Around our area there were also a lot of KTV’s (karaoke which is massively popular in China). We quickly found out that these so called KTV’s were actually… Brothels. Yeah, we certainly weren’t in the nicest area but the locals were all really friendly and it was a brilliant first night in Harbin. And apparently, although prostitution is illegal in China, it is incredibly widespread. My China guide book says ‘be wary of KTV’s, hairdressers and massage parlours, especially ones with rotating lights’. One thing you quickly realise is that you make friends, and brilliant ones at that. I guess it’s because we’ve all been thrown into the same unknown position. Most people have gone through university already who do this internship and they told me that it felt like this period was like a Chinese freshers week. But regardless of why, I made friends that night that I hope I continue to see and talk to well after this internship is finished. I actually slept in one of my new friend’s room because A) my roommate had already gone up to the room and hadn’t left the key and B) because downing those beers have finished me off so much that I couldn’t really walk that well! Anyway, we were so busy in the first two weeks so I’m actually writing these blog posts up about two weeks later whilst swatting mosquitos and moths that have somehow flown through my closed window and eating some weird tasting jellybeans. So after introducing good ol’ Harbin, I’m going to try to remember the many things that happened in it and put them in my next blog post – they include chicken hearts, an accidental brush with a Chinese gay bar and the pretty epic Siberian Tiger Park. Oh, and lots and lots of drinking.
And Harbin continues.
Now the things that happened in Harbin… A lot of things happened in Harbin. But being the guy that I am, one with very bad recall memory, I can’t remember everything. So I’ll just talk about the things that stick in my head now. I’ve already covered the first night which is strangely the time I remember most, probably because it was full of meeting new people and was my first experience of China (not counting the days before which were just travelling and sleeping).
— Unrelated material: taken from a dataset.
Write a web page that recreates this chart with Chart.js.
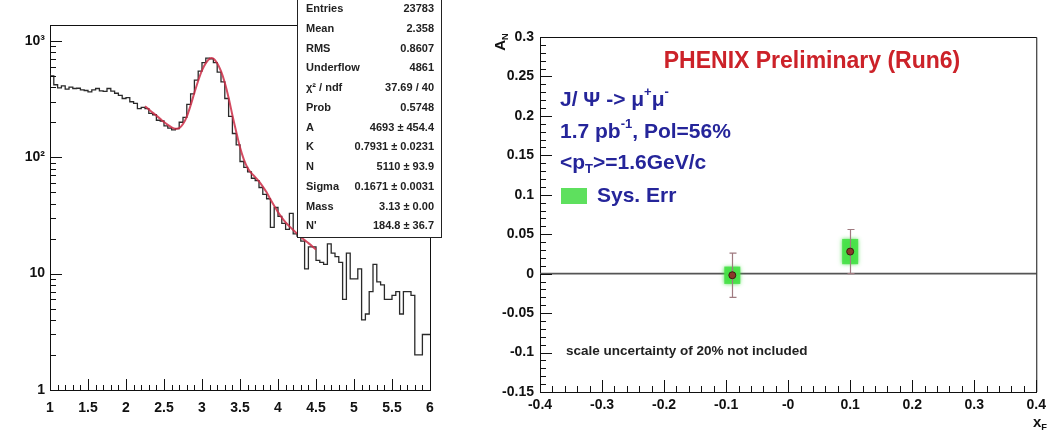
<!DOCTYPE html>
<html>
<head>
<meta charset="utf-8">
<script src="https://cdn.jsdelivr.net/npm/chart.js@4.4.0/dist/chart.umd.min.js"></script>
<style>
  html, body { margin: 0; padding: 0; background: #fff; }
  #wrap { position: relative; width: 1051px; height: 431px; overflow: hidden; }
  #left { position: absolute; left: 0; top: 0; }
  #right { position: absolute; left: 470px; top: 0; }
</style>
</head>
<body>
<div id="wrap">
  <canvas id="left" width="470" height="431"></canvas>
  <canvas id="right" width="581" height="431"></canvas>
</div>
<script>
// ---- left panel: dimuon mass histogram (bins of 0.05 from 1 to 6) ----
const binStart = 1.0
const binWidth = 0.05
const massCounts = [
  530, 500, 420, 395, 410,
  385, 400, 390, 392, 380,
  375, 365, 380, 390, 372,
  368, 390, 370, 355, 340,
  320, 325, 300, 290, 262,
  268, 262, 238, 232, 208,
  205, 186, 178, 172, 176,
  200, 220, 285, 350, 460,
  550, 650, 710, 700, 650,
  540, 445, 320, 225, 160,
  128, 92, 82, 75, 66,
  63, 55, 48, 44, 25,
  37, 31, 27, 24, 33,
  22, 21, 19, 11, 17,
  17, 13, 12.5, 12, 18,
  15, 14, 12.5, 6, 15,
  9, 9, 11, 4, 4.5,
  7, 12, 8.5, 8, 6,
  6, 6.5, 7, 4.5, 7,
  7, 6.5, 2, 2, 3
]

// fit curve
const fitMass = [2.25, 2.3, 2.35, 2.4, 2.45, 2.5, 2.55, 2.6, 2.65, 2.7,
  2.75, 2.8, 2.85, 2.9, 2.95, 3.0, 3.05, 3.1, 3.15, 3.2,
  3.25, 3.3, 3.35, 3.4, 3.45, 3.5, 3.55, 3.6, 3.65, 3.7,
  3.75, 3.8, 3.85, 3.9, 3.95, 4.0, 4.05, 4.1, 4.15, 4.2,
  4.25, 4.3, 4.35, 4.4, 4.45, 4.5]
const fitCounts = [275, 258, 242, 228, 214, 201, 190, 181, 176, 178,
  193, 224, 279, 358, 455, 558, 644, 705, 705, 642,
  549, 437, 325, 230, 166, 122, 96, 81, 73, 67.5,
  62, 56, 50, 43.6, 38.3, 33.8, 30.3, 27.6, 25.5, 23.7,
  22.1, 20.7, 19.4, 18.3, 17.2, 16.1]

const statsRows = [
  ['Entries', '23783'],
  ['Mean', '2.358'],
  ['RMS', '0.8607'],
  ['Underflow', '4861'],
  ['\u03c7\u00b2 / ndf', '37.69 / 40'],
  ['Prob', '0.5748'],
  ['A', '4693 \u00b1 454.4'],
  ['K', '0.7931 \u00b1 0.0231'],
  ['N', '5110 \u00b1 93.9'],
  ['Sigma', '0.1671 \u00b1 0.0031'],
  ['Mass', '3.13 \u00b1 0.00'],
  ["N'", '184.8 \u00b1 36.7']
]

// ---- right panel: A_N vs x_F ----
const xF = [-0.09, 0.1]
const AN = [-0.002, 0.028]
const statErr = [0.028, 0.028]
const sysErr = [0.011, 0.016]

const FONT = '"Liberation Sans", Arial, sans-serif'
const tickFont = { family: FONT, weight: 'bold', size: 14 }

const histPoints = massCounts.map((c, i) => ({ x: binStart + i * binWidth, y: c }))
histPoints.push({ x: binStart + massCounts.length * binWidth, y: massCounts[massCounts.length - 1] })
const fitPoints = fitMass.map((m, i) => ({ x: m, y: fitCounts[i] }))

// draw text with super/subscript pieces
function richText(ctx, x, y, parts, size, color, align){
  ctx.save()
  ctx.fillStyle = color
  ctx.textBaseline = 'middle'
  ctx.textAlign = 'left'
  let total = 0
  parts.forEach(p => {
    const s = p[1] ? size * 0.62 : size
    ctx.font = 'bold ' + s + 'px ' + FONT
    total += ctx.measureText(p[0]).width
  })
  let cx = align === 'center' ? x - total / 2 : x
  parts.forEach(p => {
    const s = p[1] ? size * 0.62 : size
    ctx.font = 'bold ' + s + 'px ' + FONT
    let dy = 0
    if (p[1] === 'sup') dy = -size * 0.38
    if (p[1] === 'sub') dy = size * 0.32
    ctx.fillText(p[0], cx, y + dy)
    cx += ctx.measureText(p[0]).width
  })
  ctx.restore()
}

const leftDecor = {
  id: 'leftDecor',
  afterDraw(chart){
    const ctx = chart.ctx
    const a = chart.chartArea
    const xs = chart.scales.x
    const ys = chart.scales.y
    ctx.save()
    ctx.strokeStyle = '#111'
    ctx.lineWidth = 1
    // frame top + right
    ctx.beginPath()
    ctx.moveTo(a.left, a.top + 0.5); ctx.lineTo(a.right + 0.5, a.top + 0.5); ctx.lineTo(a.right + 0.5, a.bottom)
    ctx.stroke()
    // inward ticks
    ctx.beginPath()
    xs.ticks.forEach(t => {
      const px = Math.round(xs.getPixelForValue(t.value)) + 0.5
      const len = Math.round(t.value * 10) % 5 === 0 ? 11 : 5
      ctx.moveTo(px, a.bottom); ctx.lineTo(px, a.bottom - len)
    })
    ys.ticks.forEach(t => {
      const e = Math.floor(Math.log10(t.value) + 1e-9)
      const m = t.value / Math.pow(10, e)
      if (Math.abs(m - Math.round(m)) > 1e-6) return
      const py = Math.round(ys.getPixelForValue(t.value)) + 0.5
      const len = Math.round(m) === 1 ? 12 : 6
      ctx.moveTo(a.left, py); ctx.lineTo(a.left + len, py)
    })
    ctx.stroke()

    // stats box
    const bx = 297, by = -5, bw = 144, bh = 242
    ctx.fillStyle = '#fff'
    ctx.fillRect(bx, by, bw, bh)
    ctx.strokeStyle = '#222'
    ctx.strokeRect(bx + 0.5, by + 0.5, bw, bh)
    ctx.fillStyle = '#222'
    ctx.font = 'bold 11px ' + FONT
    ctx.textBaseline = 'middle'
    statsRows.forEach((r, i) => {
      const y = 9 + i * 19.75
      ctx.textAlign = 'left'
      ctx.fillText(r[0], 306, y)
      ctx.textAlign = 'right'
      ctx.fillText(r[1], 434, y)
    })
    ctx.restore()
  }
}

new Chart(document.getElementById('left'), {
  type: 'line',
  data: {
    datasets: [
      { label: 'fit', data: fitPoints, borderColor: 'rgba(205,45,70,0.85)', borderWidth: 2, pointRadius: 0, tension: 0.3, fill: false },
      { label: 'hist', data: histPoints, borderColor: '#2a2a2a', borderWidth: 1.3, stepped: 'after', pointRadius: 0, fill: false }
    ]
  },
  options: {
    responsive: false,
    animation: false,
    plugins: { legend: { display: false }, tooltip: { enabled: false } },
    layout: { padding: { top: 25, right: 40, left: 0, bottom: 0 } },
    scales: {
      x: {
        type: 'linear', min: 1, max: 6,
        grid: { display: false, drawTicks: false, tickLength: 0 },
        border: { display: true, color: '#111', width: 1 },
        ticks: {
          stepSize: 0.1, autoSkip: false, maxRotation: 0, padding: 10, font: tickFont, color: '#111',
          callback: v => Math.round(v * 10) % 5 === 0 ? String(Math.round(v * 10) / 10) : ''
        },
        afterFit: s => { s.height = 41 }
      },
      y: {
        type: 'logarithmic', min: 1, max: 1370,
        grid: { display: false, drawTicks: false, tickLength: 0 },
        border: { display: true, color: '#111', width: 1 },
        ticks: {
          autoSkip: false, padding: 5, font: tickFont, color: '#111',
          callback: v => {
            const l = Math.log10(v)
            if (Math.abs(l - Math.round(l)) > 1e-9) return ''
            return ['1', '10', '10\u00b2', '10\u00b3'][Math.round(l)]
          }
        },
        afterFit: s => { s.width = 50 }
      }
    }
  },
  plugins: [leftDecor]
})

const rightDecor = {
  id: 'rightDecor',
  beforeDatasetsDraw(chart){
    const ctx = chart.ctx
    const a = chart.chartArea
    const xs = chart.scales.x
    const ys = chart.scales.y
    ctx.save()
    // zero line
    const y0 = ys.getPixelForValue(0)
    ctx.strokeStyle = '#555'
    ctx.lineWidth = 1.6
    ctx.beginPath(); ctx.moveTo(a.left, y0); ctx.lineTo(a.right, y0); ctx.stroke()
    // systematic boxes, a little fuzzy like the original
    ctx.fillStyle = 'rgba(70,225,70,0.9)'
    ctx.shadowColor = 'rgba(60,220,60,0.9)'
    ctx.shadowBlur = 4
    xF.forEach((x, i) => {
      const px = xs.getPixelForValue(x)
      const top = ys.getPixelForValue(AN[i] + sysErr[i])
      const bot = ys.getPixelForValue(AN[i] - sysErr[i])
      ctx.fillRect(px - 8, top, 16, bot - top)
    })
    ctx.shadowBlur = 0
    ctx.shadowColor = 'transparent'
    // statistical error bars
    ctx.strokeStyle = '#a07a80'
    ctx.lineWidth = 1.2
    xF.forEach((x, i) => {
      const px = Math.round(xs.getPixelForValue(x)) + 0.5
      const top = ys.getPixelForValue(AN[i] + statErr[i])
      const bot = ys.getPixelForValue(AN[i] - statErr[i])
      ctx.beginPath()
      ctx.moveTo(px, top); ctx.lineTo(px, bot)
      ctx.moveTo(px - 3, top); ctx.lineTo(px + 4, top)
      ctx.moveTo(px - 3, bot); ctx.lineTo(px + 4, bot)
      ctx.stroke()
    })
    ctx.restore()
  },
  afterDraw(chart){
    const ctx = chart.ctx
    const a = chart.chartArea
    const xs = chart.scales.x
    const ys = chart.scales.y
    ctx.save()
    ctx.strokeStyle = '#111'
    ctx.lineWidth = 1
    ctx.beginPath()
    ctx.moveTo(a.left, a.top + 0.5); ctx.lineTo(a.right + 0.5, a.top + 0.5); ctx.lineTo(a.right + 0.5, a.bottom)
    ctx.stroke()
    ctx.beginPath()
    xs.ticks.forEach(t => {
      const px = Math.round(xs.getPixelForValue(t.value)) + 0.5
      const len = Math.round(t.value * 100) % 10 === 0 ? 12 : 6
      ctx.moveTo(px, a.bottom); ctx.lineTo(px, a.bottom - len)
    })
    ys.ticks.forEach(t => {
      const py = Math.round(ys.getPixelForValue(t.value)) + 0.5
      const len = Math.round(t.value * 100) % 5 === 0 ? 12 : 6
      ctx.moveTo(a.left, py); ctx.lineTo(a.left + len, py)
    })
    ctx.stroke()
    ctx.restore()

    // annotations
    richText(ctx, 342, 62, [['PHENIX Preliminary (Run6)']], 23, '#cc2229', 'center')
    const navy = '#25259a'
    richText(ctx, 90, 100, [['J/ \u03a8 -> \u03bc'], ['+', 'sup'], ['\u03bc'], ['-', 'sup']], 21, navy)
    richText(ctx, 90, 132, [['1.7 pb'], ['-1', 'sup'], [', Pol=56%']], 21, navy)
    richText(ctx, 90, 163, [['<p'], ['T', 'sub'], ['>=1.6GeV/c']], 21, navy)
    ctx.fillStyle = '#5ee05e'
    ctx.fillRect(91, 188, 26, 16)
    richText(ctx, 127, 196, [['Sys. Err']], 21, navy)
    richText(ctx, 96, 351, [['scale uncertainty of 20% not included']], 13.5, '#222')
    richText(ctx, 563, 423, [['x'], ['F', 'sub']], 15, '#111')
    ctx.save()
    ctx.translate(31, 42)
    ctx.rotate(-Math.PI / 2)
    richText(ctx, 0, 0, [['A'], ['N', 'sub']], 15, '#111', 'center')
    ctx.restore()
  }
}

new Chart(document.getElementById('right'), {
  type: 'scatter',
  data: {
    datasets: [{
      label: 'A_N',
      data: xF.map((x, i) => ({ x: x, y: AN[i] })),
      pointRadius: 3.5,
      backgroundColor: '#8a3a2a',
      borderColor: '#3a1a10',
      borderWidth: 1
    }]
  },
  options: {
    responsive: false,
    animation: false,
    plugins: { legend: { display: false }, tooltip: { enabled: false } },
    layout: { padding: { top: 37, right: 14, left: 0, bottom: 0 } },
    scales: {
      x: {
        type: 'linear', min: -0.4, max: 0.4,
        grid: { display: false, drawTicks: false, tickLength: 0 },
        border: { display: true, color: '#111', width: 1 },
        ticks: {
          stepSize: 0.02, autoSkip: false, maxRotation: 0, padding: 5, font: tickFont, color: '#111',
          callback: v => {
            if (Math.round(v * 100) % 10 !== 0) return ''
            const r = Math.round(v * 10) / 10
            return r === 0 ? '-0' : String(r)
          }
        },
        afterFit: s => { s.height = 39 }
      },
      y: {
        type: 'linear', min: -0.15, max: 0.3,
        grid: { display: false, drawTicks: false, tickLength: 0 },
        border: { display: true, color: '#111', width: 1 },
        ticks: {
          stepSize: 0.01, autoSkip: false, padding: 6, font: tickFont, color: '#111',
          callback: v => Math.round(v * 100) % 5 === 0 ? String(Math.round(v * 100) / 100) : ''
        },
        afterFit: s => { s.width = 70 }
      }
    }
  },
  plugins: [rightDecor]
})
</script>
</body>
</html>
Our week consisted of several days of training, lots of group activities with i-to-i organising them and free time. We first visited the university where we had a long day of introductions and talking – which was like a school assembly if I’m honest. Here I would just like to mention; do not eat the canteen food. Well, let me rephrase that. If you want to then by all means go ahead, you should try it at least – it may be different at the university you’re at. But for us, the canteen was horrific. We were taking into a basement-like canteen and served food on metal trays with the same attitude as my old school dinner ladies, fed up of their job. The food was disgusting. Most of us couldn’t eat it and by the end of the meal there were two bins full of discarded food. I felt bad for wasting the food that had been supplied for me but it was inedible for me. We’d been told by so many people that one of the best things about China is the food but from that experience I wasn’t convinced! Luckily on the university campus they were a few restaurants which my friends and I visited frequently – compared to the canteen food, it was bliss! After the university we were taken out to a restaurant where we had our first experience of the Chinese spin table – a pretty nifty invention. The Chinese way of eating is usually order lots of different dishes and share them between everyone. The food we were given was very strange but a lot of it was good and you could easily avoid the things you didn’t like.
Now after this, instead of going back to the hotel with the coach, six of us decided to explore. And explore we did! We hopped on the first bus we saw and tried to ask if it went to the town centre of Harbin in Chinese. Unsuccessfully I might add. Even though we were saying the words right we hadn’t got the tones right – which are incredibly important when speaking Mandarin. To reiterate how important the tones are, when we were saying Harbin, none of the Chinese on the bus could understand us but when we changed how we said it they did. The bus was really crowded, none of us knew where we going to end up at but it was really fun! Everyone on the bus was friendly and obviously highly entertained by the rare westerners struggling to speak Chinese. We asked if anyone could speak a little English (a good idea to ask if you are lost or something because a few Chinese do. Not many though) and luckily a girl who could speak English told us to follow another woman who then showed us the way to a massive shopping mall.
After exploring this shopping we decided to try and find a place to eat and drink. And eat and drink we did! We found a small barbeque place, sat outside and pointed to some random pictures to order. What was brought out to us was chicken heart and chicken neck on sticks… And although that might cringe people out, it’s the norm here and it tasted pretty good, if very spicy. If you aren’t one for spice, and I learnt this too late, the Chinese words for no spice are ‘Bù là’. I’d just like to mention that chicken heart is most certainly not the worst I’ve eaten here. It was a great day and through this format of exploring, every other day in Harbin was great as well. Seriously, when you get the chance; explore. You’re on an adventure; make the most of the area you’re in! Get a group of you and just hop on a bus and see where it takes you, at the very least you’ll get to see the city. With a group it’s great fun but with only a few of you, it’s harder for it to be fun because it’s more daunting and stressful. The following days were similar to this, exploring, university lessons, eating, drinking and just generally having fun! Wherever you are, there will be things to do or see and everything in China is so incredibly different to the UK (or anywhere else in the world), it’s such a great experience.
The i-to-i university lessons were really good as well, it was really relaxed and friendly, you could go to the lessons you thought would benefit you. Mandarin lessons were good, although Mandarin is a difficult language and I have major troubles trying to remember phrases and words. I’ve also found that if I manage to say one word in Chinese correctly, all the Chinese people around me automatically assume I speak Chinese and start gushing out words like the world was going to end. ‘Tīng bù dǒng’ I say, meaning I don’t understand, my standard response for anything. We also had teaching classes where we planned lessons which I found really helpful and enjoyed a lot as well. Anyway, this blog post is getting long so I’ll leave it and talk about individual things we did in Harbin in the next one. Slowly but surely, I’m catching myself up to where I am now. Key lesson of this blog post, kids? Go explore. Don’t be afraid; just be aware that you’re in a different country and see what it has to offer!